Condition-Guided Urban Traffic Co-Prediction With Multiple Sparse Surveillance Data

• Published in: IEEE transactions on vehicular technology pp. 1 - 13
• Main Authors: Wang, Binwu, Wang, Pengkun, Zhang, Yudong, Wang, Xu, Zhou, Zhengyang, Wang, Yang
• Format: Journal Article
• Language: English
• Published: IEEE 2024
• Subjects: Analytical models; Correlation; Data models; Predictive models; Public transportation; sparse surveillance; Surveillance; Traffic control; traffic prediction; Vehicle data
• ISSN: 0018-9545; 1939-9359
• DOI: 10.1109/TVT.2024.3397716

Traffic prediction is one of the important research directions in Intelligent Transportation Systems, with positive implications for vehicle dispatching and vehicle management. In reality, due to the unreliability of data transmission and the volatility of storage devices, data sparsity limits the stability and prediction performance of existing methods that rely on high-quality observed data. To achieve robust sparse traffic prediction, we first investigate two findings as our motivation: the influence of external geographical features on shaping traffic distribution and the coupling dependence of multi-source urban data. Specifically, we develop a condition-guided collaborative learning network for traffic prediction with sparse data.
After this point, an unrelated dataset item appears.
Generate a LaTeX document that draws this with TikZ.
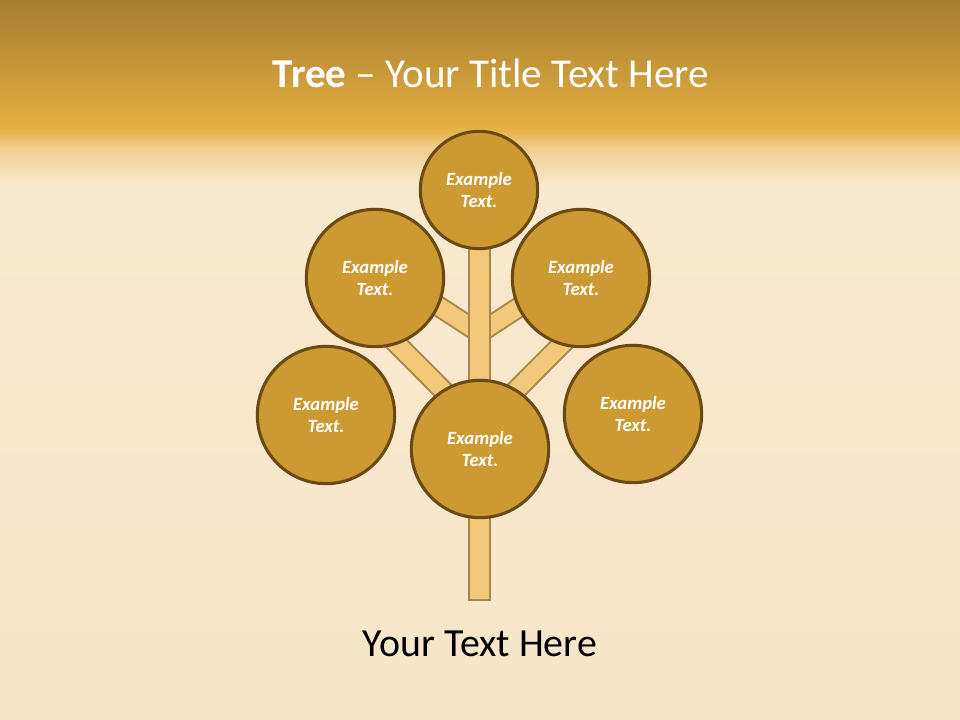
\documentclass[tikz,border=0pt]{standalone}
\usepackage{fontspec}
\setmainfont{Carlito}
\usetikzlibrary{calc}
\definecolor{leaffill}{RGB}{204,153,51}
\definecolor{leafline}{RGB}{106,74,18}
\definecolor{barkfill}{RGB}{242,201,122}
\definecolor{barkline}{RGB}{168,135,74}
\definecolor{goldtop}{RGB}{166,124,46}
\definecolor{goldlow}{RGB}{229,175,66}
\definecolor{goldfade}{RGB}{240,206,140}
\definecolor{woodhigh}{RGB}{249,233,206}
\definecolor{woodlight}{RGB}{252,240,222}
\definecolor{woodlow}{RGB}{248,230,202}
\tikzset{
    leaf/.style={
            circle,
            fill=leaffill,
            draw=leafline,
            line width=2.3pt,
            inner sep=0pt, % text stays centred
            minimum size={#1},
            align=center,
            text=white,
            font=\fontsize{14}{17}\selectfont\bfseries\itshape
        },
    leaf/.default={103pt}
}
\tikzset{
    branch/.style={
            draw=barkline,
            line width=1.5pt,
            double=barkfill,
            double distance=13pt
        }
}
\tikzset{
    trunk/.style={
            rectangle,
            draw=barkline,
            fill=barkfill,
            line width=1.5pt,
            inner sep=0pt
        }
}
\newcommand{\treecoord}{%
    \coordinate (crown) at (479,190);
    \coordinate (upl) at (375,278);
    \coordinate (upr) at (581,278);
    \coordinate (lowl) at (326,415);
    \coordinate (lowr) at (633,414);
    \coordinate (mid) at (480,449);
    %
    \coordinate (forkt) at (479.5,333);
    \coordinate (forkb) at (479.5,427);
    \coordinate (twigtl) at (380,268);
    \coordinate (twigtr) at (579,268);
    \coordinate (twigbl) at (387,334);
    \coordinate (twigbr) at (572,334);
}

\begin{document}
\begin{tikzpicture}[x=0.75pt, y=-0.75pt]
    \useasboundingbox (0,0) rectangle (960,720);
    \treecoord
    %
    % wood and title band
    \fill[woodlow] (0,0) rectangle (960,720);
    \shade[top color=goldtop, bottom color=goldlow] (0,0) rectangle (960,128);
    \shade[top color=goldlow, bottom color=goldfade] (0,128) rectangle (960,148);
    \shade[top color=goldfade, bottom color=woodhigh] (0,148) rectangle (960,185);
    \shade[top color=woodhigh, middle color=woodlight, bottom color=woodlow] (0,185) rectangle (960,720);
    %
    \draw[branch] (forkt) -- (twigtl);
    \draw[branch] (forkt) -- (twigtr);
    \draw[branch] (forkb) -- (twigbl);
    \draw[branch] (forkb) -- (twigbr);
    \node[trunk, minimum width=15.2pt, minimum height=270pt] (stem) at (479.5,420) {};
    %
    \node[leaf=88pt] (top) at (crown) {Example\\Text.};
    \node[leaf] (left) at (upl) {Example\\Text.};
    \node[leaf] (right) at (upr) {Example\\Text.};
    \node[leaf] (farl) at (lowl) {Example\\Text.};
    \node[leaf] (farr) at (lowr) {Example\\Text.};
    \node[leaf] (base) at (mid) {Example\\Text.};
    %
    \node[anchor=base, text=white, font=\fontsize{30.8}{36}\selectfont] (title) at (491,88) {\textbf{Tree} – Your Title Text Here};
    \node[anchor=base, text=black, font=\fontsize{29.9}{35}\selectfont] (caption) at (480,656) {Your Text Here};
\end{tikzpicture}
\end{document}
The core idea is to exploit both the informative external geographic features and multiple urban data as auxiliary information to cooperatively learn mobility patterns from sparse data. First, we design an attention-based bilateral filter, which explicitly models the influence of external geographic features on spatial-temporal targets, and exploits such patterns as conditions to further estimate the missing elements. Secondly, a collaborative-learning framework, including a graph fusion module and a memory-preserved mechanism is devised to adaptively extract and aggregate fragments of similar spatial-temporal sequences from multiple urban data, helping the model to learn comprehensive mobility patterns from sparse data. We verify the excellent effectiveness of our model on multi-source traffic datasets collected in modern urban transportation systems.